Gli chiesi che provasse a immaginare qualcuno che soffrisse realmente di quel problema. Qualcuno che non poteva decidersi per una singola parola e non poteva continuare la frase senza sviluppare contemporaneamente tutte le possibilità e, logicamente, esprimerle tutte allo stesso tempo.

«Una storia è un atto di seduzione», scriverà in Blomma, «ma non esiste nessun atto possibile che possa chiuderla», e nella non conclusione ci sentiremo completi: tutta l’illusione del ciak d’inizio e della fine di ogni storia si volatilizzano lasciando strascichi più consapevoli. Il bianco e nero, insieme alla rassicurante regolarità umana, vireranno verso il grigio, nell’eterno ritorno di conoscenze mancate che chiederanno una decisione prima o poi.

Anche in racconti dove l’impianto realistico prevale, come Mezzanotte passata e Circostanziale del tempo, la ricerca della parola non è mai scontata, la metafora rivela confronti inaspettati, e si lascia andare a una dimensione poetica per creare labirinti temporali. Due fronti si amalgamano in maniera seducente: lo sdoppiamento dell’umano che guarda se stesso raccontando il mondo e la disciplina del narratore che ha sempre in mente dove condurrà il percorso. Ne La condizione genuina sorvoliamo angoli lirici e sentimentali con un narratore che si diletta nel piano sequenza. L’addio di due amanti non ha niente di visionario o fantastico, eppure la scrittura quasi cinematografica sprigionerà tutte le potenzialità di un incontro metafisico. La regia dell’autore è lessicalmente attenta e cambia codice visivo con la forza di quello linguistico.

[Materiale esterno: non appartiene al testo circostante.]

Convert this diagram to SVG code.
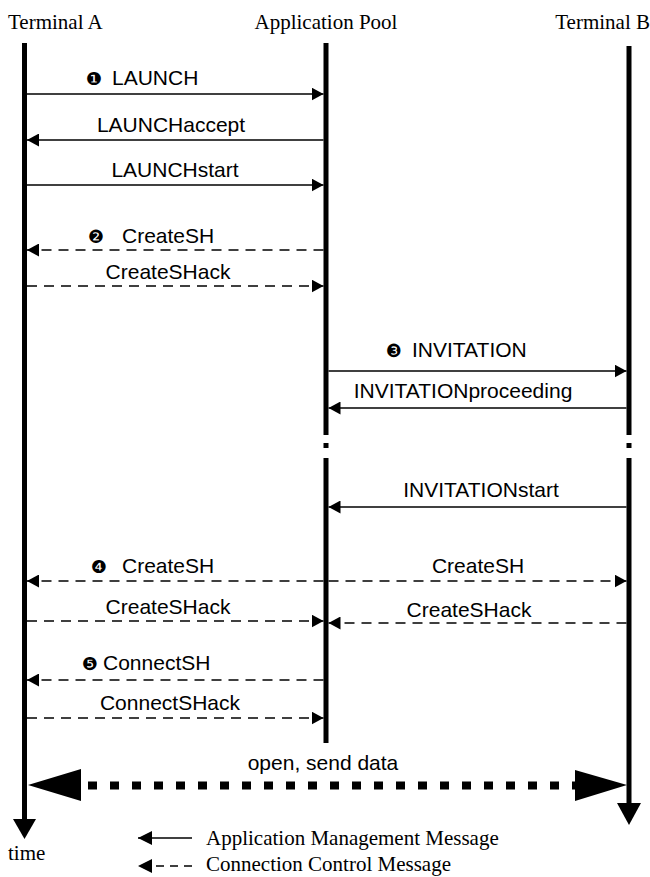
<svg xmlns="http://www.w3.org/2000/svg" width="650" height="877" viewBox="0 0 650 877">
<defs>
<style>
.hdr{font-family:"Liberation Serif","Times New Roman",serif;font-size:21px;fill:#000}
.leg{font-family:"Liberation Serif","Times New Roman",serif;font-size:21px;fill:#000}
.lbl{font-family:"Liberation Sans",Arial,sans-serif;font-size:21px;fill:#000}
.num{font-family:"DejaVu Sans",sans-serif;font-size:18px;fill:#000}
.life{stroke:#000;stroke-width:5;fill:none}
.msg{stroke:#000;stroke-width:1.5;fill:none;marker-end:url(#ah)}
.dash{stroke-dasharray:10 7}
</style>
<marker id="ah" markerUnits="userSpaceOnUse" markerWidth="12" markerHeight="13" refX="12" refY="6.5" orient="auto">
<path d="M0,0 L12,6.5 L0,13 Z" fill="#000"/>
</marker>
<marker id="ahL" markerUnits="userSpaceOnUse" markerWidth="14" markerHeight="14" refX="14" refY="7" orient="auto">
<path d="M0,0 L14,7 L0,14 Z" fill="#000"/>
</marker>
</defs>
<rect width="650" height="877" fill="#fff"/>

<g id="terminal-a">
<text class="hdr" x="8" y="29">Terminal A</text>
<line class="life" x1="24.5" y1="43" x2="24.5" y2="820"/>
<polygon points="13,819 36,819 24.5,839" fill="#000"/>
<text class="hdr" x="8" y="860">time</text>
</g>

<g id="application-pool">
<text class="hdr" x="326" y="29" text-anchor="middle">Application Pool</text>
<line class="life" x1="326" y1="43" x2="326" y2="435"/>
<line class="life" x1="326" y1="443" x2="326" y2="448"/>
<line class="life" x1="326" y1="458" x2="326" y2="743"/>
</g>

<g id="terminal-b">
<text class="hdr" x="650" y="29" text-anchor="end">Terminal B</text>
<line class="life" x1="629" y1="46" x2="629" y2="435"/>
<line class="life" x1="629" y1="443" x2="629" y2="448"/>
<line class="life" x1="629" y1="458" x2="629" y2="804"/>
<polygon points="617,803 641,803 629,825" fill="#000"/>
</g>

<g id="connectors">
<line class="msg" x1="27" y1="94" x2="323.5" y2="94"/>
<line class="msg" x1="323.5" y1="140" x2="27" y2="140"/>
<line class="msg" x1="27" y1="185" x2="323.5" y2="185"/>
<line class="msg dash" x1="323.5" y1="250" x2="27" y2="250"/>
<line class="msg dash" x1="27" y1="286" x2="323.5" y2="286"/>
<line class="msg" x1="328.5" y1="371" x2="626.5" y2="371"/>
<line class="msg" x1="626.5" y1="408" x2="328.5" y2="408"/>
<line class="msg" x1="626.5" y1="507" x2="328.5" y2="507"/>
<line class="msg dash" x1="323.5" y1="581" x2="27" y2="581"/>
<line class="msg dash" x1="328.5" y1="581" x2="626.5" y2="581"/>
<line class="msg dash" x1="27" y1="621" x2="323.5" y2="621"/>
<line class="msg dash" x1="626.5" y1="623" x2="328.5" y2="623"/>
<line class="msg dash" x1="323.5" y1="680" x2="27" y2="680"/>
<line class="msg dash" x1="27" y1="718" x2="323.5" y2="718"/>
<line x1="81" y1="785.5" x2="575" y2="785.5" stroke="#000" stroke-width="8" stroke-dasharray="9 13" stroke-dashoffset="-7"/>
<polygon points="28,785 81,769 81,801" fill="#000"/>
<polygon points="627,785 575,770 575,801" fill="#000"/>
</g>

<g id="labels">
<text class="num" x="86" y="85">❶</text>
<text class="lbl" x="112" y="85">LAUNCH</text>
<text class="lbl" x="171" y="132" text-anchor="middle">LAUNCHaccept</text>
<text class="lbl" x="175" y="177" text-anchor="middle">LAUNCHstart</text>
<text class="num" x="88" y="243">❷</text>
<text class="lbl" x="122" y="243">CreateSH</text>
<text class="lbl" x="168" y="279" text-anchor="middle">CreateSHack</text>
<text class="num" x="386" y="357">❸</text>
<text class="lbl" x="412" y="357">INVITATION</text>
<text class="lbl" x="463" y="398" text-anchor="middle">INVITATIONproceeding</text>
<text class="lbl" x="481" y="497" text-anchor="middle">INVITATIONstart</text>
<text class="num" x="91" y="573">❹</text>
<text class="lbl" x="122" y="573">CreateSH</text>
<text class="lbl" x="478" y="573" text-anchor="middle">CreateSH</text>
<text class="lbl" x="168" y="614" text-anchor="middle">CreateSHack</text>
<text class="lbl" x="469" y="617" text-anchor="middle">CreateSHack</text>
<text class="num" x="82" y="670">❺</text>
<text class="lbl" x="103" y="670">ConnectSH</text>
<text class="lbl" x="170" y="710" text-anchor="middle">ConnectSHack</text>
<text class="lbl" x="323" y="770" text-anchor="middle">open,  send data</text>
</g>

<g id="legend">
<line x1="192" y1="838" x2="138" y2="838" stroke="#000" stroke-width="1.5" marker-end="url(#ahL)"/>
<text class="leg" x="206" y="845">Application Management Message</text>
<line x1="192" y1="866" x2="138" y2="866" stroke="#000" stroke-width="1.5" stroke-dasharray="8 6" marker-end="url(#ahL)"/>
<text class="leg" x="206" y="871">Connection Control Message</text>
</g>
</svg>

Gli guarda gli occhi, stavolta con gli occhi aperti, lei. Dice che stanotte lui se ne andrà. Che prima dell’ora in cui entrambi dovrebbero alzarsi per continuare a vivere lui si alzerà per andarsene. Dice anche: «Per sempre». Lui ha gli occhi profondi. Con chilometri di pianto che spargerà in risate e in convinzioni e in contraddizioni. Lui crede che ormai non potrà fare altro che piangere in tutte le maniere.

Viene voglia di esplorare la promessa temporale di Bermúdez e una raccolta così curata garantisce un accesso a un genere tra l’onirico e la mistificazione della realtà del tutto inedito e personale.